As a highly sensitive and empathic child, it can be very easy to unconsciously take on the role of parent if the parents themselves don’t have strong personal energetic boundaries, or if they are emotionally imbalanced or carry unresolved pain within themselves.

The child feels the emotions and inner life of their parents as if it were their own, and may believe that the wellbeing of their parents has to do with them — for example, if they could just be a little better, calmer, sweeter, or quiet, then their parents would love them. It may also be that the pain, worry, or fear of the caretakers feels as real as if it were the child’s own feelings. The only hope for the child to not have these emotions is to try to help their parents.

This is where codependency develops. The child begins to take care of their parents and tracks where they are mentally, emotionally, and energetically. 

For example, as soon as the parent comes home, the child begins to tune into the energy of the parent and adjust their own energy and state of being in order to not have to feel the emotions of their parents.

This is where the child begins to lose contact with their own feelings and inner life. Suddenly the focus is not on what the child needs, but the child is always looking at the external — how their parents are feeling — and then adapts accordingly.

This is often also how fatigue syndromes start and is strongly connected to people-pleasing. You have been so focused on the wellbeing of other people around you instead of your own needs, or you have tried to find your inner value externally from the environment by “performing” to fill up an inner emptiness.

If we’ve never been mirrored emotionally by our parents as children, it’s most likely that we continue our lives subconsciously seeking that validation or confirmation.

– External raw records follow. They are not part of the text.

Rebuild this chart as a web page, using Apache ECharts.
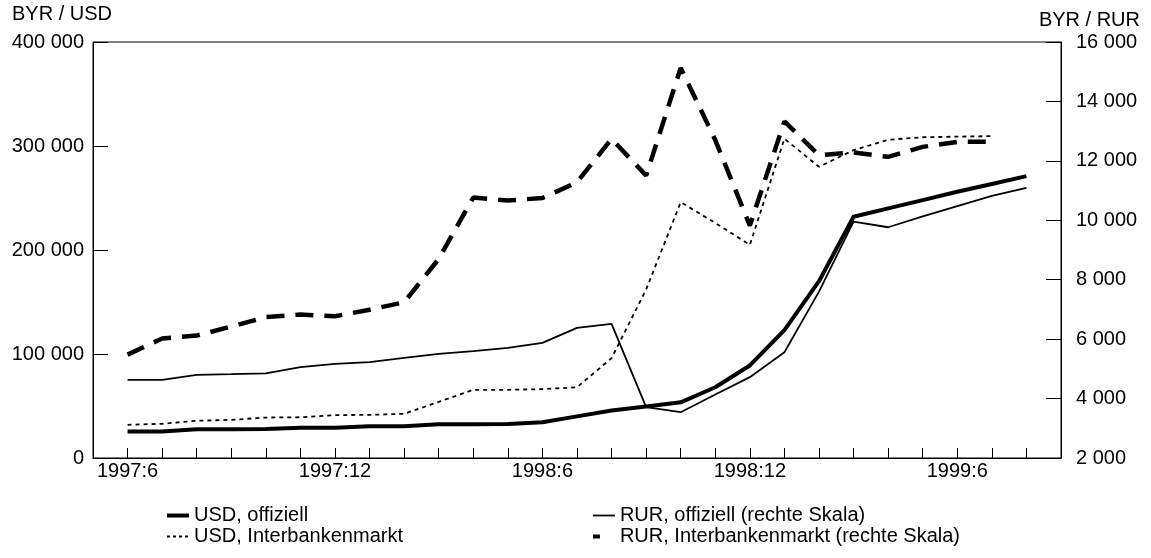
<!DOCTYPE html>
<html>
<head>
<meta charset="utf-8">
<script src="https://cdn.jsdelivr.net/npm/echarts@6/dist/echarts.min.js"></script>
<style>
html,body{margin:0;padding:0;background:#fff;}
#chart{width:1151px;height:558px;}
</style>
</head>
<body>
<div id="chart"></div>
<script>
// Months (x categories)
const months = ['1997:6','1997:7','1997:8','1997:9','1997:10','1997:11','1997:12',
  '1998:1','1998:2','1998:3','1998:4','1998:5','1998:6','1998:7','1998:8','1998:9','1998:10','1998:11','1998:12',
  '1999:1','1999:2','1999:3','1999:4','1999:5','1999:6','1999:7','1999:8'];
const xTickLabels = ['1997:6','1997:12','1998:6','1998:12','1999:6'];

// BYR per USD (left axis)
const usdOfficial = [25500,25500,27700,27700,27800,29000,29000,30600,30600,32500,32500,32800,34400,40000,45700,49600,53500,68000,89000,123000,170000,232000,240000,248000,256000,263500,271000];
const usdInterbank = [31900,32900,35800,36700,38900,39200,41200,41500,42500,54000,65600,65600,66200,68000,96000,162000,246000,226000,205000,307000,280000,296000,306000,308400,309000,309500];
// BYR per RUR (right axis)
const rurOfficial = [4630,4630,4800,4820,4845,5055,5170,5225,5370,5505,5594,5708,5876,6381,6516,3709,3541,4137,4720,5560,7600,9958,9766,10130,10476,10820,11092];
const rurInterbank = [5480,6020,6120,6425,6740,6830,6770,6990,7240,8700,10766,10665,10750,11280,12740,11506,15130,12700,9820,13330,12190,12280,12135,12470,12640,12640];

const leftTicks = [0,100000,200000,300000,400000];
const rightTicks = [2000,4000,6000,8000,10000,12000,14000,16000];

const FONT = '"Liberation Sans", Arial, Helvetica, sans-serif';
const FS = 20;
const LFS = 20;
const pairs = arr => arr.map((v, i) => [i, v]);
const fmt = v => String(v).replace(/\B(?=(\d{3})+(?!\d))/g, ' ');

const chart = echarts.init(document.getElementById('chart'), null, {renderer: 'canvas'});
chart.setOption({
  animation: false,
  backgroundColor: '#fff',
  textStyle: {fontFamily: FONT, color: '#000'},
  grid: {left: 93, right: 90, top: 42, bottom: 100, show: true, borderColor: '#000', borderWidth: 1, backgroundColor: 'transparent'},
  graphic: [
    {type: 'text', left: 12, top: 4, style: {text: 'BYR / USD', font: FS + 'px ' + FONT, fill: '#000'}},
    {type: 'text', right: 11, top: 10, style: {text: 'BYR / RUR', font: FS + 'px ' + FONT, fill: '#000'}}
  ],
  xAxis: {
    type: 'value', min: -1, max: months.length, interval: 1,
    axisLine: {show: true, onZero: false, lineStyle: {color: '#000', width: 1}},
    axisTick: {show: true, inside: true, length: 10, lineStyle: {color: '#000', width: 1}},
    splitLine: {show: false},
    axisLabel: {
      show: true, margin: 3, color: '#000', fontSize: FS, fontFamily: FONT,
      showMinLabel: true, showMaxLabel: true,
      formatter: v => (v >= 0 && v < months.length && xTickLabels.includes(months[v])) ? months[v] : ''
    }
  },
  yAxis: [
    {
      type: 'value', position: 'left', min: leftTicks[0], max: leftTicks[leftTicks.length - 1], interval: 100000,
      axisLine: {show: true, onZero: false, lineStyle: {color: '#000', width: 1}},
      axisTick: {show: true, inside: true, length: 15, lineStyle: {color: '#000', width: 1}},
      splitLine: {show: false},
      axisLabel: {margin: 9, color: '#000', fontSize: FS, fontFamily: FONT, formatter: v => fmt(v)}
    },
    {
      type: 'value', position: 'right', min: rightTicks[0], max: rightTicks[rightTicks.length - 1], interval: 2000,
      axisLine: {show: true, onZero: false, lineStyle: {color: '#000', width: 1}},
      axisTick: {show: true, inside: true, length: 15, lineStyle: {color: '#000', width: 1}},
      splitLine: {show: false},
      axisLabel: {margin: 15, color: '#000', fontSize: FS, fontFamily: FONT, formatter: v => fmt(v)}
    }
  ],
  legend: [
    {
      orient: 'vertical', left: 165, top: 505, padding: 0, itemWidth: 22, itemHeight: 4, itemGap: 0,
      itemStyle: {opacity: 0},
      textStyle: {fontSize: LFS, fontFamily: FONT, color: '#000', lineHeight: 21},
      data: [
        {name: 'USD, offiziell', lineStyle: {width: 4, color: '#000'}},
        {name: 'USD, Interbankenmarkt', lineStyle: {width: 1.8, color: '#000', type: [3, 3]}}
      ]
    },
    {
      orient: 'vertical', left: 592, top: 505, padding: 0, itemWidth: 22, itemHeight: 4, itemGap: 0,
      itemStyle: {opacity: 0},
      textStyle: {fontSize: LFS, fontFamily: FONT, color: '#000', lineHeight: 21},
      data: [
        {name: 'RUR, offiziell (rechte Skala)', lineStyle: {width: 1.8, color: '#000'}},
        {name: 'RUR, Interbankenmarkt (rechte Skala)', icon: 'path://M0,0L7,0L7,4L0,4Z M22,4L22,4.01L21.99,4.01Z',
         itemStyle: {opacity: 1, color: '#000'}}
      ]
    }
  ],
  series: [
    {name: 'USD, offiziell', type: 'line', yAxisIndex: 0, data: pairs(usdOfficial), symbol: 'none',
     color: '#000', lineStyle: {color: '#000', width: 4, cap: 'butt', join: 'round'}},
    {name: 'USD, Interbankenmarkt', type: 'line', yAxisIndex: 0, data: pairs(usdInterbank), symbol: 'none',
     color: '#000', lineStyle: {color: '#000', width: 1.8, type: [4, 4]}},
    {name: 'RUR, offiziell (rechte Skala)', type: 'line', yAxisIndex: 1, data: pairs(rurOfficial), symbol: 'none',
     color: '#000', lineStyle: {color: '#000', width: 1.8}},
    {name: 'RUR, Interbankenmarkt (rechte Skala)', type: 'line', yAxisIndex: 1, data: pairs(rurInterbank), symbol: 'none',
     color: '#000', lineStyle: {color: '#000', width: 4.5, type: [18, 11]}}
  ]
});
</script>
</body>
</html>
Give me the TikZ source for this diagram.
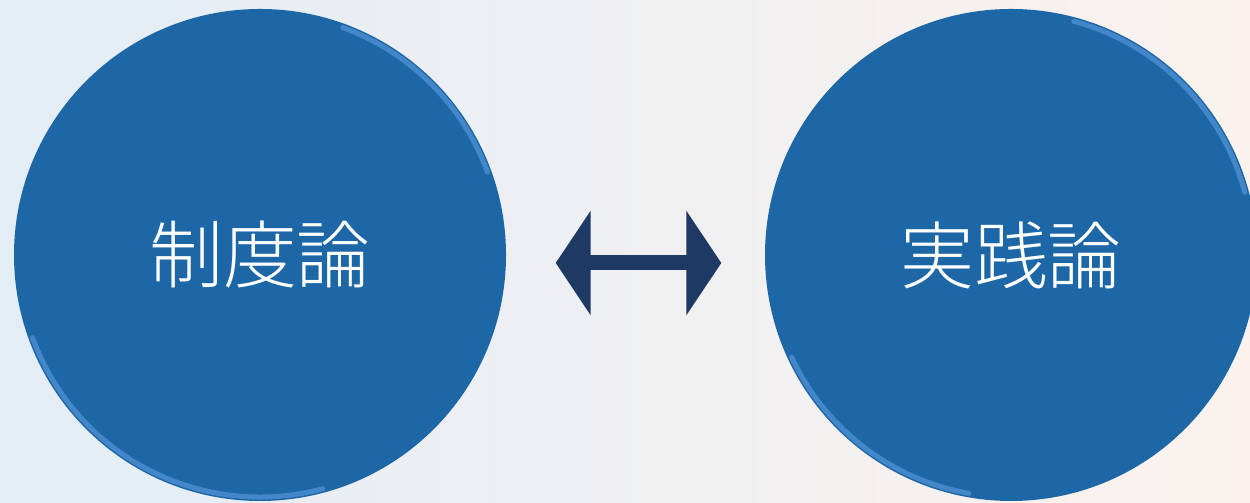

When the child begins to lose touch with their own energy and truth, the child loses contact with who she or he truly is.

Does this sound familiar? It might if you’re a highly sensitive person (HSP), because HSPs, like others, can struggle with codependency. Here’s what codependency looks like, and how you can start healing from it.

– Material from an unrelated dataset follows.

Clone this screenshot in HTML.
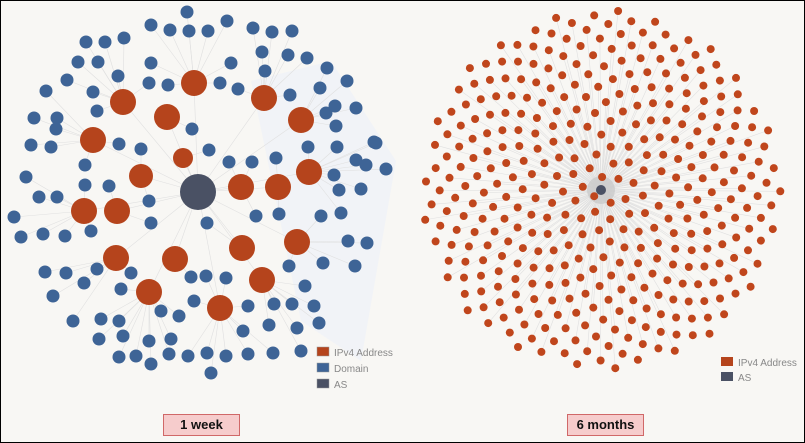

Replacing the Emptiness Inside

To replace the emptiness inside, the child might start to look for love in other people or places as they get older, because there is a sense of emptiness. Love relationships can be intense emotionally, and there can be a longing to be seen and loved by another person fully to experience that which was never experienced in childhood.

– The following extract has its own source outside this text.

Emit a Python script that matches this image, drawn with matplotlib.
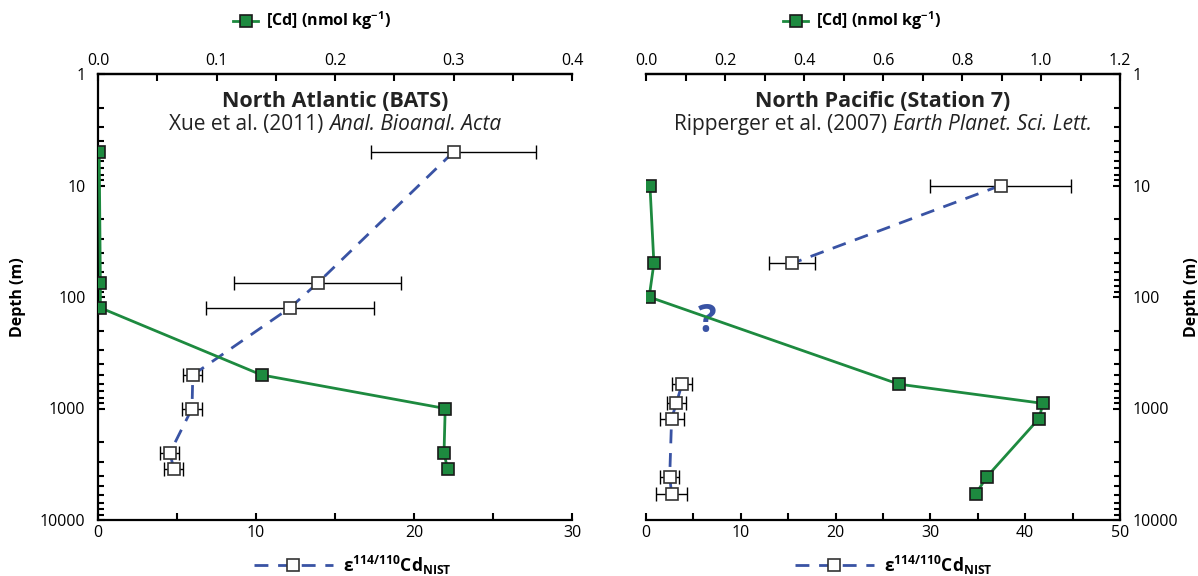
import matplotlib
matplotlib.use("Agg")
import matplotlib.pyplot as plt
from matplotlib.lines import Line2D
from matplotlib.ticker import FixedLocator, NullFormatter, MultipleLocator, FormatStrFormatter

plt.rcParams['font.family'] = ['Open Sans', 'DejaVu Sans']
plt.rcParams['mathtext.fontset'] = 'custom'
plt.rcParams['mathtext.rm'] = 'Open Sans'
plt.rcParams['mathtext.it'] = 'Open Sans:italic'
plt.rcParams['mathtext.bf'] = 'Open Sans:bold'

# North Atlantic (BATS) - Xue et al. 2011
atl_eps_depth = [5, 75, 125, 500, 1000, 2500, 3500]
atl_eps = [22.5, 13.9, 12.15, 6.0, 5.95, 4.55, 4.8]
atl_eps_err = [5.25, 5.3, 5.3, 0.6, 0.63, 0.6, 0.6]
atl_cd_depth = [5, 75, 125, 500, 1000, 2500, 3500]
atl_cd = [0.001, 0.002, 0.002, 0.138, 0.293, 0.292, 0.295]

# North Pacific (Station 7) - Ripperger et al. 2007
pac_eps_depth = [10, 50, 600, 900, 1230, 4090, 5830]
pac_eps = [37.4, 15.4, 3.8, 3.2, 2.7, 2.5, 2.7]
pac_eps_err = [7.4, 2.4, 1.05, 1.0, 1.27, 1.0, 1.6]
pac_cd_depth = [10, 50, 100, 605, 900, 1230, 4090, 5830]
pac_cd = [0.01, 0.02, 0.008, 0.64, 1.005, 0.995, 0.863, 0.835]

# connected runs of the isotope profile (Pacific has a gap between 50 and 600 m)
atl_runs = [(0, 7)]
pac_runs = [(0, 2), (2, 7)]

green = '#1d8a3f'
blue = '#3953a4'
W, H = 1198, 576

fig = plt.figure(figsize=(W / 100, H / 100), dpi=100)
subtitles = []


def panel(left_px, eps_d, eps, err, runs, cd_d, cd, eps_max, cd_max, cd_step, cd_minor,
          title, sub_plain, sub_ital, side):
    ax = fig.add_axes([left_px / W, 56 / H, 474 / W, 446 / H])
    ax.set_yscale('log')
    ax.set_ylim(10000, 1)
    ax.set_xlim(0, eps_max)
    ax.errorbar(eps, eps_d, xerr=err, fmt='none', ecolor='black', elinewidth=1,
                capsize=5, capthick=1, zorder=2)
    for a, b in runs:
        ax.plot(eps[a:b], eps_d[a:b], color=blue, linestyle=(0, (5, 3.5)), linewidth=2,
                marker='s', markersize=8, markerfacecolor='white',
                markeredgecolor='#333333', markeredgewidth=1.2, zorder=3)
    ax.xaxis.set_major_locator(MultipleLocator(10))
    ax.xaxis.set_minor_locator(MultipleLocator(5))
    ax.yaxis.set_major_locator(FixedLocator([1, 10, 100, 1000, 10000]))
    ax.yaxis.set_major_formatter(FormatStrFormatter('%d'))
    ax.yaxis.set_minor_formatter(NullFormatter())
    ax.tick_params(which='both', direction='in', labelsize=11.5, width=1.5)
    ax.tick_params(which='major', length=5)
    ax.tick_params(which='minor', length=4)
    ax.tick_params(axis='x', which='minor', length=5)
    ax.tick_params(axis='y', pad=9)
    for s in ax.spines.values():
        s.set_linewidth(1.6)
    if side == 'left':
        ax.spines['right'].set_visible(False)
        ax.set_ylabel('Depth (m)', fontsize=11.5, fontweight='bold', labelpad=10)
    else:
        ax.spines['left'].set_visible(False)
        ax.yaxis.tick_right()
        ax.yaxis.set_label_position('right')
        ax.set_ylabel('Depth (m)', fontsize=11.5, fontweight='bold', labelpad=4)

    ax2 = ax.twiny()
    ax2.set_xlim(0, cd_max)
    ax2.plot(cd, cd_d, color=green, linewidth=2, marker='s', markersize=8,
             markerfacecolor=green, markeredgecolor='#1a1a1a', markeredgewidth=1.2,
             zorder=4)
    ax2.xaxis.set_major_locator(MultipleLocator(cd_step))
    ax2.xaxis.set_minor_locator(MultipleLocator(cd_minor))
    ax2.xaxis.set_major_formatter(FormatStrFormatter('%.1f'))
    ax2.tick_params(which='both', direction='in', labelsize=11.5, width=1.5, length=5)
    for k in ('left', 'right', 'bottom'):
        ax2.spines[k].set_visible(False)
    ax2.spines['top'].set_linewidth(1.6)

    ax.text(0.5, 0.939, title, transform=ax.transAxes, ha='center', va='center',
            fontsize=15.5, fontweight='bold', color='#222222')
    # subtitle: plain part + italic journal part, centred together afterwards
    t1 = ax.text(0.5, 0.886, sub_plain + ' ', transform=ax.transAxes, ha='left',
                 va='center', fontsize=15, color='#222222')
    t2 = ax.annotate(sub_ital, xy=(1, 0.5), xycoords=t1, ha='left', va='center',
                     fontsize=15, style='italic', color='#222222')
    subtitles.append((ax, t1, t2))
    return ax, ax2


ax_a, ax_a2 = panel(98, atl_eps_depth, atl_eps, atl_eps_err, atl_runs, atl_cd_depth, atl_cd,
                    30, 0.4, 0.1, 0.05, 'North Atlantic (BATS)',
                    'Xue et al. (2011)', 'Anal. Bioanal. Acta', 'left')
ax_p, ax_p2 = panel(646, pac_eps_depth, pac_eps, pac_eps_err, pac_runs, pac_cd_depth, pac_cd,
                    50, 1.2, 0.2, 0.1, 'North Pacific (Station 7)',
                    'Ripperger et al. (2007)', 'Earth Planet. Sci. Lett.', 'right')

ax_p.text(6.5, 165, '?', fontsize=28, fontweight='bold', color=blue,
          ha='center', va='center')

cd_handle = Line2D([], [], color=green, linewidth=2, marker='s', markersize=8,
                   markerfacecolor=green, markeredgecolor='#1a1a1a', markeredgewidth=1.2)
eps_handle = Line2D([], [], color=blue, linestyle=(0, (5, 3.5)), linewidth=2, marker='s',
                    markersize=8, markerfacecolor='white', markeredgecolor='#333333',
                    markeredgewidth=1.2)
cd_label = r'[Cd] (nmol kg$^{\mathbf{-1}}$)'
eps_label = r'$\mathbf{\varepsilon^{114/110}Cd_{NIST}}$'

for cx_top, cx_bot in ((312, 353), (862, 894)):
    fig.legend(handles=[cd_handle], labels=[cd_label], loc='center',
               bbox_to_anchor=(cx_top / W, 1 - 21 / H), frameon=False, handlelength=1.6,
               handletextpad=0.5, prop={'weight': 'bold', 'size': 11.5})
    fig.legend(handles=[eps_handle], labels=[eps_label], loc='center',
               bbox_to_anchor=(cx_bot / W, 1 - 565 / H), frameon=False, handlelength=4.5,
               handletextpad=0.6, prop={'weight': 'bold', 'size': 12.5})

# centre each two-part subtitle over its panel
fig.canvas.draw()
r = fig.canvas.get_renderer()
for ax, t1, t2 in subtitles:
    w = t1.get_window_extent(r).width + t2.get_window_extent(r).width
    aw = ax.get_window_extent(r).width
    t1.set_x(0.5 - w / 2 / aw)

fig.savefig('out.png', dpi=100)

But everything we encounter in relationships are reflections of ourselves, which makes us frustrated. We feel like we’ve done everything right, making sure others feel good, but still we feel empty and not seen.

We do not yet understand that the solution lies within ourselves.

Other signs that we are trying to fill up a hole inside ourselves may be extremes of shopping, gambling or sex, obsessions, addictions, or similar behaviors that may be signs you are not in contact with yourself, and have lost touch with your own inner truth.

Codependent people may try to compensate for an emptiness they feel within themselves, but nothing outside can fill them — it just reinforces the feelings of emptiness and loneliness. In the end, things can go so far that we become aggressive or stay in unhealthy relationships, because that’s the only love we knew as children. Then it is an even greater warning signal that we need to return to ourselves and find love for ourselves from within. How we treat others is a direct reflection of how we feel inside.

Break the Cycle of Emotional Pain

The way back to ourselves often requires that we feel the emotions that resulted from losing contact with ourselves. It means sitting with the feelings of being abandoned, rejected, or not seen. We have to go to the place within ourselves that wasn’t heard, seen, or valued and give that place love.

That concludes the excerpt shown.